Canadian charity hopes to bring high tech smartphone ultrasound to rural Africa

Nicole Bogart, CTV News
Published Saturday, June 15, 2019 1:28PM EDT
Last Updated Saturday, June 15, 2019 10:13PM EDT

Diagnostic imaging tools such as x-rays and ultrasounds are considered necessities by Canadian frontline health-care workers.

But these life-saving tools are incredibly difficult to access in rural Uganda, making it hard to diagnose life-threatening illnesses like pneumonia, the number one killer of children under the age of five.

Dr. William Cherniak, an emergency room doctor at Markham Stouffville Hospital, hopes to change that by providing frontline workers with a portable ultrasound device, called Butterfly IQ, which attaches to a smartphone to provide on-the-spot diagnostic imaging.
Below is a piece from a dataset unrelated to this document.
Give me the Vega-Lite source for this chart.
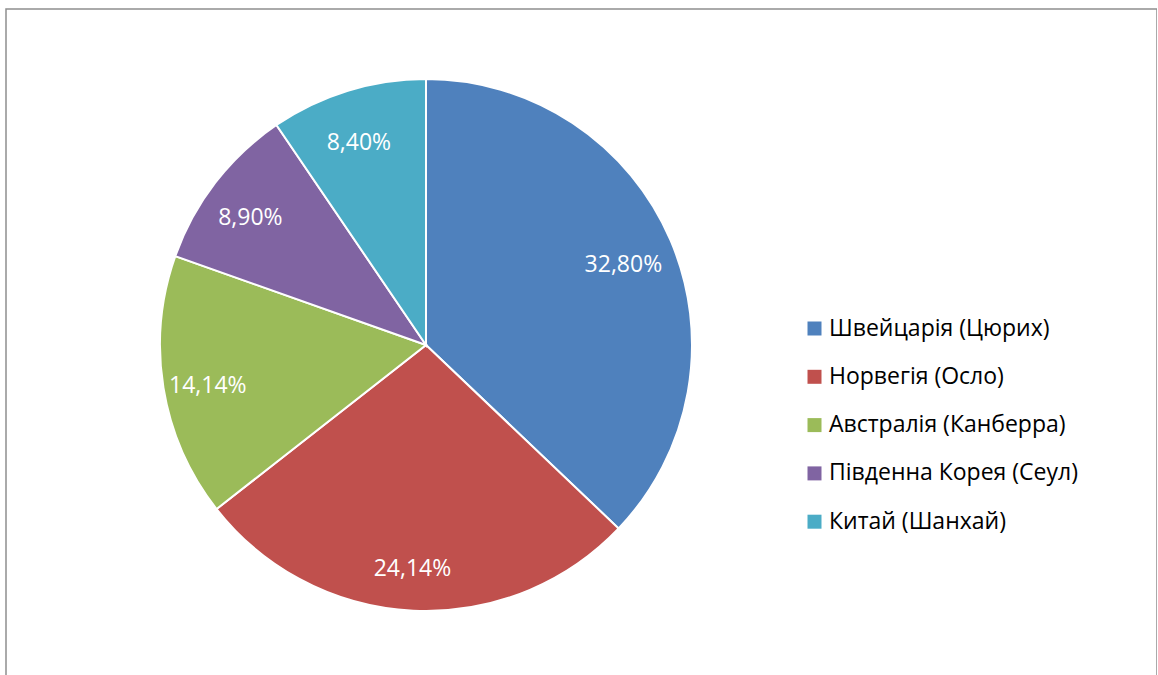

Through the charity he co-founded, Bridge to Health Medical and Dental, Cherniak and his team are training frontline workers in Uganda to use the device to diagnose conditions like pneumonia.

“Most patients in a low resource setting don’t get access to really good diagnostic imaging,” Cherniak told CTV News.

“You can basically bring it with you anywhere into a really remote rural area … It plugs into the device you pop it on the patient and it’s a single probe rather than three, so it makes it that much easier to diagnose.”

Bridge to Health Medical and Dental partners with local health services to conduct HIV screenings, physical and dental exams, eye checkups, and provides training to local health-care workers.

The team consulted with frontline workers in different communities to see how they could use diagnostic imaging. The overwhelming response was to help diagnose pneumonia cases.

“The reason why they wanted us to focus on pediatric pneumonia is because it’s the most common cause of death in children in low resource settings,” Cherniak explained.

“Many children come with cough, cold, flu-like symptoms, but it’s very challenging to get access to chest x-rays so it’s really hard to know if they have pneumonia.”

Dr. Michelle Lee, pediatric emergency physician at Toronto’s Hospital for Sick Children and lead trainer for the Bridge to Health program, says that because many pneumonia cases go undiagnosed, delays in treatment are often fatal.

“We do have effective treatment for pneumonia if it’s delivered in a timely fashion,” Lee told CTV News. “So we believe tools like this can save lives.”

Ultrasound images can be uploaded to specialists in Canada and the U.S. who can double check the diagnosis.

Bridge to Health currently operates in communities in Uganda and Kenya.